#### WORK TO BE COMPLETED
Omit all pictures, then retype the data exactly as given.

#### DATASET EXCERPT
-- Begin --
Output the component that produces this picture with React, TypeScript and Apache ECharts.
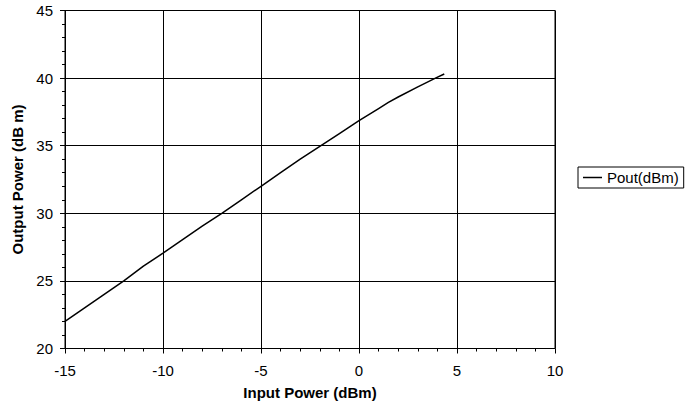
import React, { useEffect, useRef } from "react";
import * as echarts from "echarts";

const inputPower = [-15, -14, -13, -12, -11, -10, -9, -8, -7, -6, -5, -4, -3, -2, -1, 0, 1, 1.5, 2, 3, 3.9, 4.35];
const outputPower = [22.0, 23.0, 24.0, 25.0, 26.1, 27.05, 28.05, 29.05, 30.0, 31.0, 32.0, 33.0, 34.0, 34.95, 35.9, 36.85, 37.75, 38.2, 38.6, 39.35, 40.0, 40.3];
const seriesName = "Pout(dBm)";
const xAxisName = "Input Power (dBm)";
const yAxisName = "Output Power (dB m)";

const FONT = "'Liberation Sans', Arial, sans-serif";

export default function App() {
  const ref = useRef<HTMLDivElement>(null);
  useEffect(() => {
    if (!ref.current) return;
    const chart = echarts.init(ref.current, null, { renderer: "svg" });
    const data = inputPower.map((x, i) => [x, outputPower[i]]);
    chart.setOption({
      animation: false,
      backgroundColor: "#fff",
      textStyle: { fontFamily: FONT, color: "#000" },
      grid: {
        left: 65,
        top: 10.5,
        right: 138,
        bottom: 61.5,
        show: true,
        borderColor: "#000",
        borderWidth: 1,
      },
      legend: {
        show: true,
        left: "578px",
        top: "167px",
        padding: [3, 5, 3, 5],
        borderColor: "#000",
        borderWidth: 1,
        icon: "rect",
        itemWidth: 19,
        itemHeight: 1.5,
        itemStyle: { color: "#000", borderWidth: 0 },
        textStyle: { fontFamily: FONT, fontSize: 15, color: "#000" },
      },
      xAxis: {
        type: "value",
        min: -15,
        max: 10,
        interval: 5,
        name: xAxisName,
        nameLocation: "middle",
        nameGap: 36,
        nameTextStyle: { fontFamily: FONT, fontSize: 15, fontWeight: "bold", color: "#000" },
        axisLine: { show: true, onZero: false, lineStyle: { color: "#000", width: 1 } },
        axisTick: { show: true, inside: false, length: 5, lineStyle: { color: "#000" } },
        minorTick: { show: true, splitNumber: 5, length: 3, lineStyle: { color: "#000" } },
        axisLabel: { fontFamily: FONT, fontSize: 15, color: "#000", margin: 14 },
        splitLine: { show: true, lineStyle: { color: "#000", width: 1 } },
      },
      yAxis: {
        type: "value",
        min: 20,
        max: 45,
        interval: 5,
        name: yAxisName,
        nameLocation: "middle",
        nameGap: 31,
        nameTextStyle: { fontFamily: FONT, fontSize: 15, fontWeight: "bold", color: "#000" },
        axisLine: { show: true, onZero: false, lineStyle: { color: "#000", width: 1 } },
        axisTick: { show: true, inside: false, length: 5, lineStyle: { color: "#000" } },
        minorTick: { show: true, splitNumber: 5, length: 3, lineStyle: { color: "#000" } },
        axisLabel: { fontFamily: FONT, fontSize: 15, color: "#000", margin: 12 },
        splitLine: { show: true, lineStyle: { color: "#000", width: 1 } },
      },
      series: [
        {
          name: seriesName,
          type: "line",
          data,
          symbol: "none",
          showSymbol: false,
          lineStyle: { color: "#000", width: 1.5 },
          itemStyle: { color: "#000" },
        },
      ],
    });
    return () => chart.dispose();
  }, []);
  return <div ref={ref} style={{ position: "fixed", left: 0, top: 0, width: 693, height: 410 }} />;
}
-- End --
#### FINISHED ANSWER
Output the component that produces this picture with React, TypeScript and Apache ECharts.
import React, { useEffect, useRef } from "react";
import * as echarts from "echarts";

const inputPower = [-15, -14, -13, -12, -11, -10, -9, -8, -7, -6, -5, -4, -3, -2, -1, 0, 1, 1.5, 2, 3, 3.9, 4.35];
const outputPower = [22.0, 23.0, 24.0, 25.0, 26.1, 27.05, 28.05, 29.05, 30.0, 31.0, 32.0, 33.0, 34.0, 34.95, 35.9, 36.85, 37.75, 38.2, 38.6, 39.35, 40.0, 40.3];
const seriesName = "Pout(dBm)";
const xAxisName = "Input Power (dBm)";
const yAxisName = "Output Power (dB m)";

const FONT = "'Liberation Sans', Arial, sans-serif";

export default function App() {
  const ref = useRef<HTMLDivElement>(null);
  useEffect(() => {
    if (!ref.current) return;
    const chart = echarts.init(ref.current, null, { renderer: "svg" });
    const data = inputPower.map((x, i) => [x, outputPower[i]]);
    chart.setOption({
      animation: false,
      backgroundColor: "#fff",
      textStyle: { fontFamily: FONT, color: "#000" },
      grid: {
        left: 65,
        top: 10.5,
        right: 138,
        bottom: 61.5,
        show: true,
        borderColor: "#000",
        borderWidth: 1,
      },
      legend: {
        show: true,
        left: "578px",
        top: "167px",
        padding: [3, 5, 3, 5],
        borderColor: "#000",
        borderWidth: 1,
        icon: "rect",
        itemWidth: 19,
        itemHeight: 1.5,
        itemStyle: { color: "#000", borderWidth: 0 },
        textStyle: { fontFamily: FONT, fontSize: 15, color: "#000" },
      },
      xAxis: {
        type: "value",
        min: -15,
        max: 10,
        interval: 5,
        name: xAxisName,
        nameLocation: "middle",
        nameGap: 36,
        nameTextStyle: { fontFamily: FONT, fontSize: 15, fontWeight: "bold", color: "#000" },
        axisLine: { show: true, onZero: false, lineStyle: { color: "#000", width: 1 } },
        axisTick: { show: true, inside: false, length: 5, lineStyle: { color: "#000" } },
        minorTick: { show: true, splitNumber: 5, length: 3, lineStyle: { color: "#000" } },
        axisLabel: { fontFamily: FONT, fontSize: 15, color: "#000", margin: 14 },
        splitLine: { show: true, lineStyle: { color: "#000", width: 1 } },
      },
      yAxis: {
        type: "value",
        min: 20,
        max: 45,
        interval: 5,
        name: yAxisName,
        nameLocation: "middle",
        nameGap: 31,
        nameTextStyle: { fontFamily: FONT, fontSize: 15, fontWeight: "bold", color: "#000" },
        axisLine: { show: true, onZero: false, lineStyle: { color: "#000", width: 1 } },
        axisTick: { show: true, inside: false, length: 5, lineStyle: { color: "#000" } },
        minorTick: { show: true, splitNumber: 5, length: 3, lineStyle: { color: "#000" } },
        axisLabel: { fontFamily: FONT, fontSize: 15, color: "#000", margin: 12 },
        splitLine: { show: true, lineStyle: { color: "#000", width: 1 } },
      },
      series: [
        {
          name: seriesName,
          type: "line",
          data,
          symbol: "none",
          showSymbol: false,
          lineStyle: { color: "#000", width: 1.5 },
          itemStyle: { color: "#000" },
        },
      ],
    });
    return () => chart.dispose();
  }, []);
  return <div ref={ref} style={{ position: "fixed", left: 0, top: 0, width: 693, height: 410 }} />;
}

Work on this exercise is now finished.